Currently, this prohibition clearly targets North Carolina, Mississippi, Tennessee and Kansas, which have discriminatory laws against our community.
This ban strengthens the boycott already waged by many companies and artists against North Carolina and its HB2 law which prevents transgender people from using the bathrooms corresponding to their gender. The boycott would have already caused the loss of almost $400 million. A first attempt to repeal it failed in last December.
As for Mississippi, last April it approved a bill allowing businesses, individuals and religious organizations to refuse to serve LBGTQ people.
In the same month, Tennessee allowed licensed counselors not to care for LGBTQ people with mental health issues.
Finally, Kansas passed a law that allows student groups to discriminate LGBTQ people in public colleges and universities as a result of their religious beliefs.

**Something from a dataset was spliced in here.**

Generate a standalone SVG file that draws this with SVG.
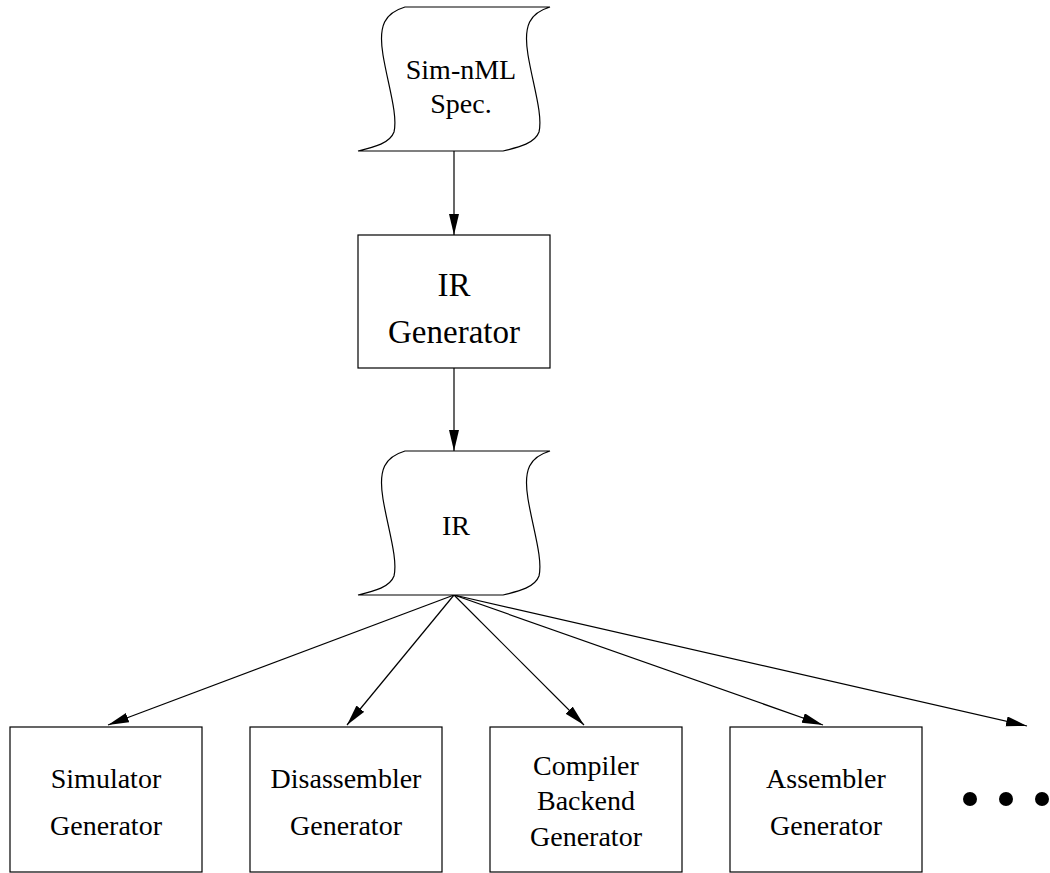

With AB 1887, California sends a clear message to other American states.
"California has said clearly, our taxpayer dollars will not help fund bigotry and hatred," openly gay Assemblyman Evan Low, the co-author of AB 1887, explained in a press release. "If other states try and pass similar laws, we will work to stop them. Our zero-tolerance policy says there is no room for discrimination of any kind in California, and AB 1887 ensures that discrimination will not be tolerated beyond our borders."